I’m watching the leaves fall today. Is it the act of letting go or being released? Each burst of wind brings an ephemeral dance, with the leaves, trees, air and other unseen elements at play.
I’ve been cleaning out lately. Deciding what is essential. Understanding why I hold onto things. Objects tied to happy memories, significant events or validations of who I am.
It’s time to start again, to let go of the past in all of its beauty and tragedy. Knowing we don’t “let go” of the past as it morphs each of us into the person we are today and the person we will evermore continue to become or reveal. But we can try to let go of the ghosts that steal our today by trapping us in yesterday.

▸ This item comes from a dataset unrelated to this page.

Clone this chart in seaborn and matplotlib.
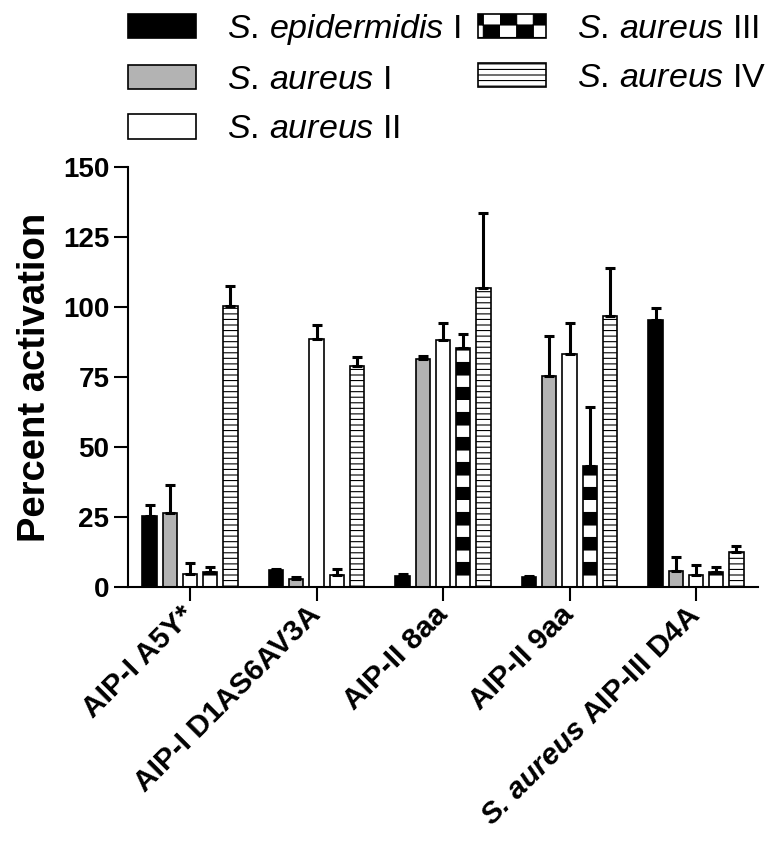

I found the papers from graduate school that made me feel intelligent. It was a good reminder of all that I am capable of learning and thinking and doing and being. It’s also a trap. It’s a reminder of people pleasing and competition and validation. I put some of them into the fire pit and then felt a sense of loss as my daughter asked, “Isn’t it sad to lose all of those memories?” But those are papers. The memories are with me and even if I forget them one day, those experiences changed me in ways that will change her and everything I do for the rest of my time here. So I can let them go now.
As I burned the rest of the stack of papers, I felt joy as I watched the edges brown and curl around the red marks written in the margins. Criticisms, comments and corrections all meant to be helpful. I don’t need them anymore. I’m no longer living for approval or validation.
“We must be willing to let go of the life we planned so as to have the life that is waiting for us.”
I say this quote at least once a day. Some days it’s easier than others, but it is always true.
Btw…I did keep some papers because they are good reads!